*Data provided:*
__________________________________________________
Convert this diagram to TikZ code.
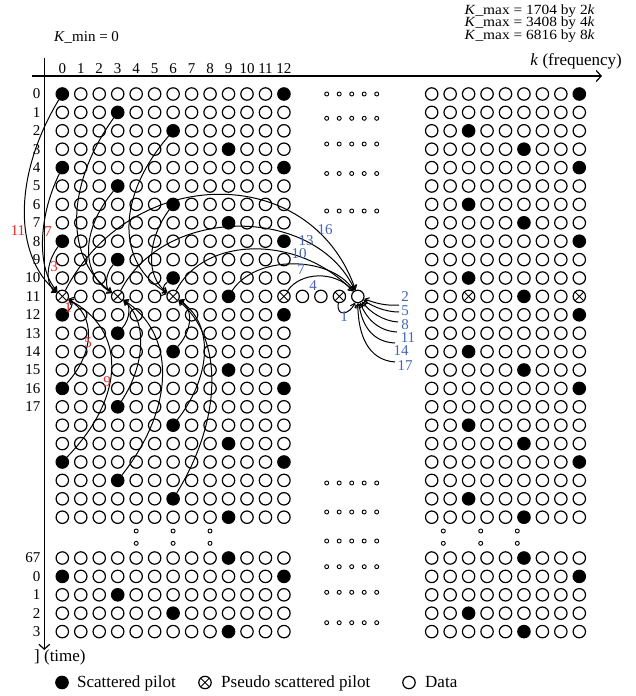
__________________________________________________
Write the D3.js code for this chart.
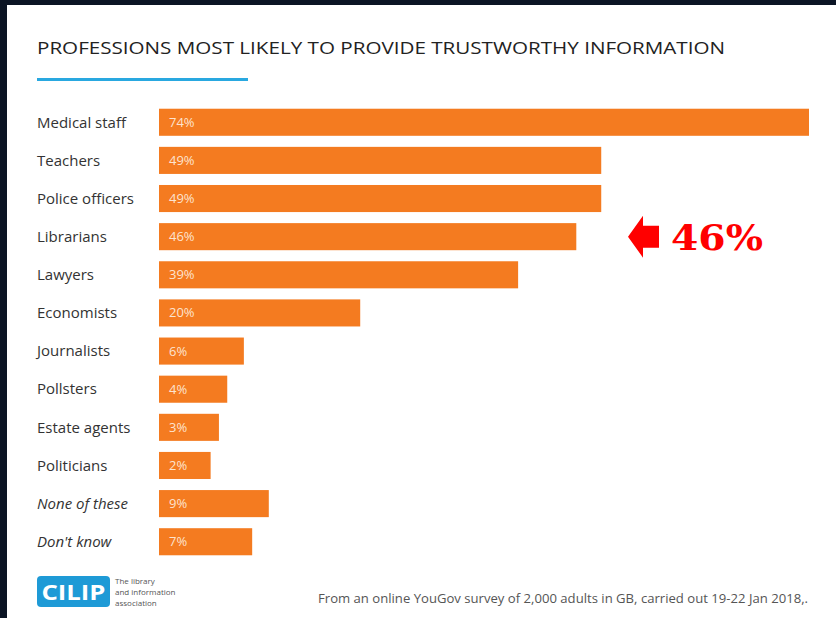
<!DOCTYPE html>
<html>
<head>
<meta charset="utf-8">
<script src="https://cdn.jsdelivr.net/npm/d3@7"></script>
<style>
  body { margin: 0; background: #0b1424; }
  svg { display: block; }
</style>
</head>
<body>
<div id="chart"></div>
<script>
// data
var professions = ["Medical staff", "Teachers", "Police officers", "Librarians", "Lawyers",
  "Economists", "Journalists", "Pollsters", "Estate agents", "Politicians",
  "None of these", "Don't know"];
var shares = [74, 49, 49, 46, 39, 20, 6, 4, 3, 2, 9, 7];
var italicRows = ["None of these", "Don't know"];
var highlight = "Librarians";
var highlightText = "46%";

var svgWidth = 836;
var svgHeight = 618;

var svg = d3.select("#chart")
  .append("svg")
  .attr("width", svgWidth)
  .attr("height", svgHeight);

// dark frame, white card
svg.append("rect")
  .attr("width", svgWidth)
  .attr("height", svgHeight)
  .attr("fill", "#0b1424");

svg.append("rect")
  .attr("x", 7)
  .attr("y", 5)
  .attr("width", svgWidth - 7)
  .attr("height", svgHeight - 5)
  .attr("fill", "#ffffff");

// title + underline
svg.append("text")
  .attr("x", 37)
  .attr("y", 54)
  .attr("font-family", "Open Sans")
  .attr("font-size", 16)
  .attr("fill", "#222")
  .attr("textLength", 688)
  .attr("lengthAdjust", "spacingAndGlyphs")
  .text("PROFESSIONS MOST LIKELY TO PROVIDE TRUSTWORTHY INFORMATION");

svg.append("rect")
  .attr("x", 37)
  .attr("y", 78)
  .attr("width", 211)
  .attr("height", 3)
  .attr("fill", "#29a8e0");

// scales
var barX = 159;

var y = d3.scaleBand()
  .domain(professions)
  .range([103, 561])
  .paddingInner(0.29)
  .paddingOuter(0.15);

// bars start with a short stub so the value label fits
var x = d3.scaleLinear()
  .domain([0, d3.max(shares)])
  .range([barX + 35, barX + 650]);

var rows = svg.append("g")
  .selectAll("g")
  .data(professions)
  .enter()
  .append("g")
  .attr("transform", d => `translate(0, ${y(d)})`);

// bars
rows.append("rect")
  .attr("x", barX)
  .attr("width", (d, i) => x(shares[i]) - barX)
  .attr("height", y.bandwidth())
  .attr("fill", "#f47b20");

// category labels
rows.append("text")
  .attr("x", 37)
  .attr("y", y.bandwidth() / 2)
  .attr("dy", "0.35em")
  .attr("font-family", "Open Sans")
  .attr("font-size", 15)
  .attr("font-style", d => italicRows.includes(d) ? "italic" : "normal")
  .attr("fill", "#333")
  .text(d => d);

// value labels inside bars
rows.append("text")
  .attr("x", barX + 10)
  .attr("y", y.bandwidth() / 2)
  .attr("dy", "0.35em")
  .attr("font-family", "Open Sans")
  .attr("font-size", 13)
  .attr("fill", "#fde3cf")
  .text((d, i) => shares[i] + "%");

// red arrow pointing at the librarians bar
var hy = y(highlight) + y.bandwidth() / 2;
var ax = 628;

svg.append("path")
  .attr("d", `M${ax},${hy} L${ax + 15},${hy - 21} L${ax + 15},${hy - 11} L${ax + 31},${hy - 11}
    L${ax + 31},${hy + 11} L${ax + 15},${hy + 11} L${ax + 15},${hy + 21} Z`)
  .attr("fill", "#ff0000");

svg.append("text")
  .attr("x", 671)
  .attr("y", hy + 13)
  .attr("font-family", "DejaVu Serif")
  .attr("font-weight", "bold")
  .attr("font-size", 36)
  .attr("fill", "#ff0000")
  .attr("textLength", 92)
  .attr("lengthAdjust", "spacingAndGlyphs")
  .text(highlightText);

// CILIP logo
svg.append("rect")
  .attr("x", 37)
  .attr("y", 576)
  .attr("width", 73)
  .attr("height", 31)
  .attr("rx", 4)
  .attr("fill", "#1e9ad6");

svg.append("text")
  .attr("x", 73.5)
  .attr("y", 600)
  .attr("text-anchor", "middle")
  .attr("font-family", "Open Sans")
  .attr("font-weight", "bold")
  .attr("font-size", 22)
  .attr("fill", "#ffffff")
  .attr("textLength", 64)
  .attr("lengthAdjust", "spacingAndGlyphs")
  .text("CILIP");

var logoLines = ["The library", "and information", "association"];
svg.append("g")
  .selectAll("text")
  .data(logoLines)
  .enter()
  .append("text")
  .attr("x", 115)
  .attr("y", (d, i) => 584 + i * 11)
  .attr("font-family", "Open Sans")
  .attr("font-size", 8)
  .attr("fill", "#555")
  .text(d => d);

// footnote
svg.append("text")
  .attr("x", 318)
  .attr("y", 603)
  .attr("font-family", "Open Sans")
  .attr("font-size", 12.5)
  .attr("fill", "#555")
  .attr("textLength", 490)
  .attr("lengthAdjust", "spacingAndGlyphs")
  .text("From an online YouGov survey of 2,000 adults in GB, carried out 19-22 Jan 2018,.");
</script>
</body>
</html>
__________________________________________________
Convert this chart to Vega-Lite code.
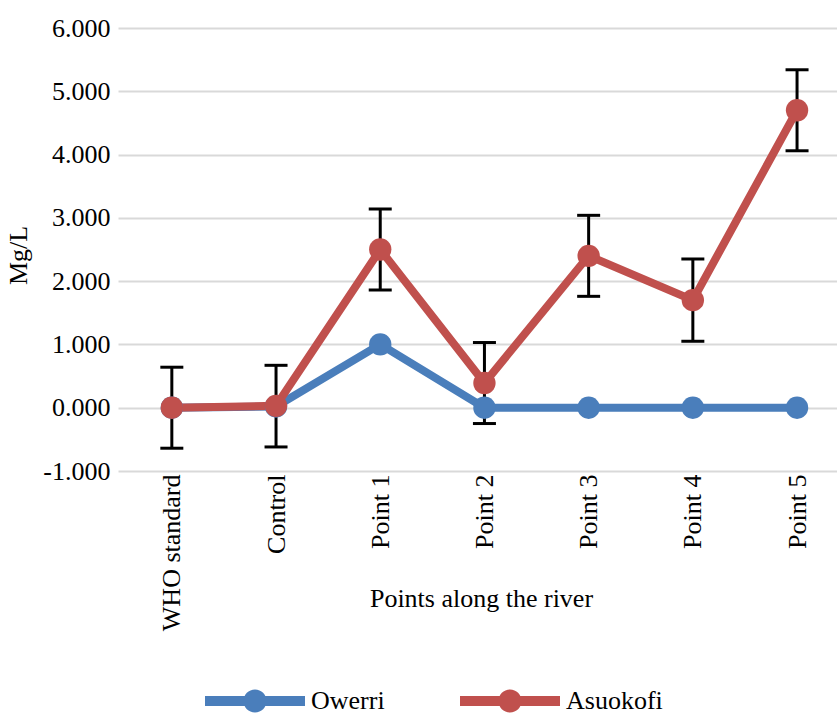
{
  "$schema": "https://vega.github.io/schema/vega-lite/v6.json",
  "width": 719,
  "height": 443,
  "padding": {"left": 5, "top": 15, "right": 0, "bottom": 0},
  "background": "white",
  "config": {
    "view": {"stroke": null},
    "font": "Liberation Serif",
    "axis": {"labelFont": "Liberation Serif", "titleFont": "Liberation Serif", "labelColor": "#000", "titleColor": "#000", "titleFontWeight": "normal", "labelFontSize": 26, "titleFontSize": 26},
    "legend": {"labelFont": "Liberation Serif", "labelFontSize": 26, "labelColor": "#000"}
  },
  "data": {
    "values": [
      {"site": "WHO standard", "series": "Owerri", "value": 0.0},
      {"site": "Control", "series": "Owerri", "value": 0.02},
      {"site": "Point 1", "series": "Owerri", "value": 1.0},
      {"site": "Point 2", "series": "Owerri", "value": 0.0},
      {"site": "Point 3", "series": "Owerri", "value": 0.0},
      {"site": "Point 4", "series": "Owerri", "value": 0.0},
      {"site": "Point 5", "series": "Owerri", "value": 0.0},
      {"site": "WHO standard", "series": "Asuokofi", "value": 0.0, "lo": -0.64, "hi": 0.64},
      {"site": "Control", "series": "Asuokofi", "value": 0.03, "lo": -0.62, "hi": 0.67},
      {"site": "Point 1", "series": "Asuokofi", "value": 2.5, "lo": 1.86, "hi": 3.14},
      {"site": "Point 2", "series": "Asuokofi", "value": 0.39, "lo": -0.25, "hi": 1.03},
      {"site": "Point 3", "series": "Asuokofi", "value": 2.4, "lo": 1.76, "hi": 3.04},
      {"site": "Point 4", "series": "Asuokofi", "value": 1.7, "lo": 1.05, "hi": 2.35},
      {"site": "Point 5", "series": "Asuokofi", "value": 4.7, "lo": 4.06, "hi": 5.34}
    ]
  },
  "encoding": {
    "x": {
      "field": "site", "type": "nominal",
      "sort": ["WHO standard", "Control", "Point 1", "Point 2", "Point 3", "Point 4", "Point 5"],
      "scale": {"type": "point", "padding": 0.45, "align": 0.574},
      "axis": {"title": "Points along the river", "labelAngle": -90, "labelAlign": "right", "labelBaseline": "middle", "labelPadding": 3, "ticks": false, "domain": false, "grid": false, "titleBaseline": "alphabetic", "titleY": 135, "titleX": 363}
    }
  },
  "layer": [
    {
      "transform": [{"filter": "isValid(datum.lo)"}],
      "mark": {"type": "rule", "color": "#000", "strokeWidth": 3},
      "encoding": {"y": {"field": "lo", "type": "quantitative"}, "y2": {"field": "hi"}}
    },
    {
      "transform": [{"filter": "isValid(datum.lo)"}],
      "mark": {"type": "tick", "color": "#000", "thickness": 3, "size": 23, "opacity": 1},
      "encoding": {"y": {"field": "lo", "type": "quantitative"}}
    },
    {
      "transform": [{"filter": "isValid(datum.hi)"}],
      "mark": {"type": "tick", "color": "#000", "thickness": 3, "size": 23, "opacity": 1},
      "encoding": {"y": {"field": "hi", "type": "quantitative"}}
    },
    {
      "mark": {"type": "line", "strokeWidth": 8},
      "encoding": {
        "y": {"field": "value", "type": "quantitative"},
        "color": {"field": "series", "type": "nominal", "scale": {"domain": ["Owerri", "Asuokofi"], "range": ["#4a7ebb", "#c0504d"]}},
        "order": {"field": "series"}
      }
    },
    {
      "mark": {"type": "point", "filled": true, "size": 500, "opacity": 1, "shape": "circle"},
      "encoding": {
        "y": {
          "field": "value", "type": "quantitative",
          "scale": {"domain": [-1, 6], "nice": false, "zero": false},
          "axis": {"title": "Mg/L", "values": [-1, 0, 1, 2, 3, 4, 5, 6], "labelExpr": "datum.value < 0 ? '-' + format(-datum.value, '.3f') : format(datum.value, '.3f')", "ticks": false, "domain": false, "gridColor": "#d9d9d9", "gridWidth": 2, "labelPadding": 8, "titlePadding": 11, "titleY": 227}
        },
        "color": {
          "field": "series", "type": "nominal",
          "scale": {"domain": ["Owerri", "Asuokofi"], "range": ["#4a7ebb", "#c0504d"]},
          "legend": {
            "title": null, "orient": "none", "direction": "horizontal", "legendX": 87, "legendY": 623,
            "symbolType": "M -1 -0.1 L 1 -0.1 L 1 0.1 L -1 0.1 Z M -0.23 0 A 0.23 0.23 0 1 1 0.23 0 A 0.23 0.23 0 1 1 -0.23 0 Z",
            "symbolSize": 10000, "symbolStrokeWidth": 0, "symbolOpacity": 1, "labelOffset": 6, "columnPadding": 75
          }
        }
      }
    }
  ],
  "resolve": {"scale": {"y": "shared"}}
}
__________________________________________________
*What you are asked to do:*
Count each line above in which the string "this" appears, then state only the total.

*Worked solution:*
3